Another issue which has been exacerbated by the pandemic is the ability to fundraise.

While their department receives state and local assistance -- $16,000 through the county, and $11,000 from the state -- they are tasked with raising the remainder themselves through donations. This amount can range anywhere from $4,000 to $10,000.

In year's before the pandemic, they could have chili cookoffs, live shows and other events. However, Everitt said those efforts are put on hold until the pandemic is subsided.

Because of this, the department has looked to new avenues to be able to keep their doors open. Each year, the volunteer department participates in a road pickup grant with the county government where they receive $100 a mile for trash picked up.

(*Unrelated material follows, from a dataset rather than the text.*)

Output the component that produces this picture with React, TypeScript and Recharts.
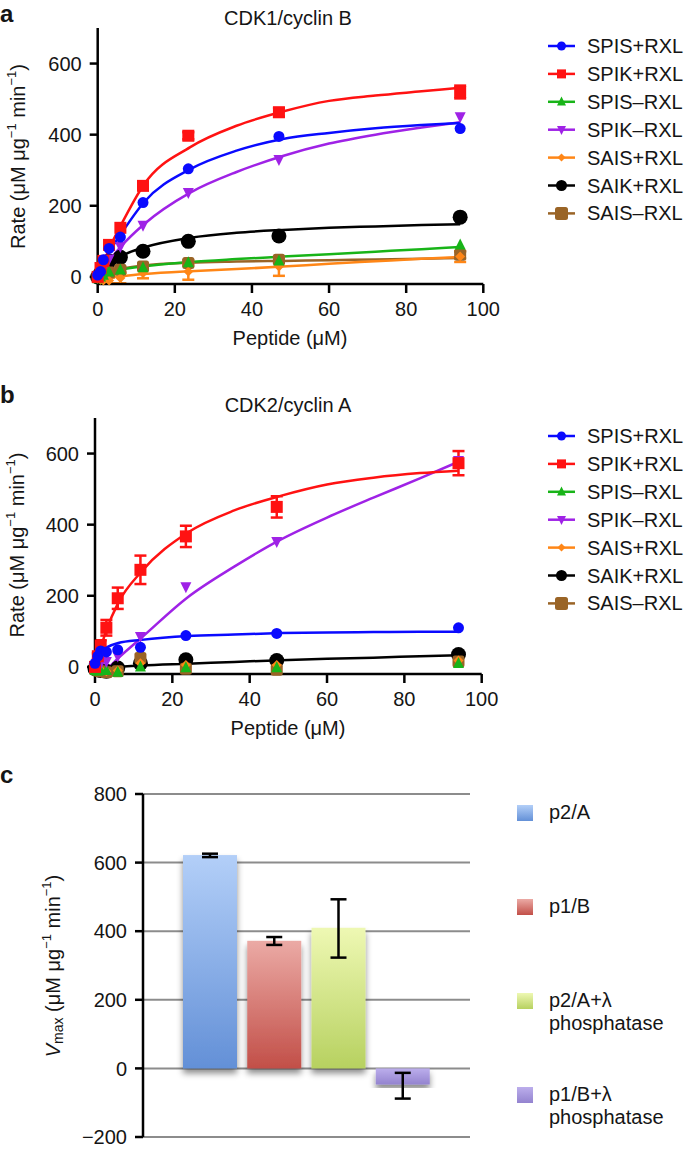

In addition, the group has been able to get thousands in grant funds. Recently, a $29,000 FEMA grant was recently awarded for extrication equipment. Furrow added another department project he has enjoyed working on is to incorporate a new facility into the department after receiving a grant from the state fire commission to build a new training complex behind the fire station where they can conduct live burns, and practice any chapter within the manual to train volunteers.

"That right there has been my biggest drive," Furrow said. "We are going to take training from just throwing ladders on the side of the station to practicing simulated scenarios."

Furrow, who is a training officer for RLVFD, and the other members of the department are continuing towards writing new grants, and getting more materials.

One of the things Furrow would like to accomplish is to build a rescue program. More often than not, the department handles many search and rescue missions. Red Lick has helped rescue a 5-week-old puppy out of a well, a 13-year-old runaway, and even a man who was lost searching for mushrooms.

"So what the goal is to try to make it so that we are able to operate on most rescue scenarios," Furrow said. "Being able to incorporate rescue stuff is a big goal for me and the department over the next three to five years."

While the Red Lick Department is working to make things better for their volunteers, at the end of the day, it all comes back to the community.

"You are taking care of your friends when you are a true volunteer fire department," Everitt said. "We are farmers, we are factory workers, we are high school students, we are a 70-something retired guy who just keeps showing up. You don't have to be the person who saves a life, but you can certainly help us out."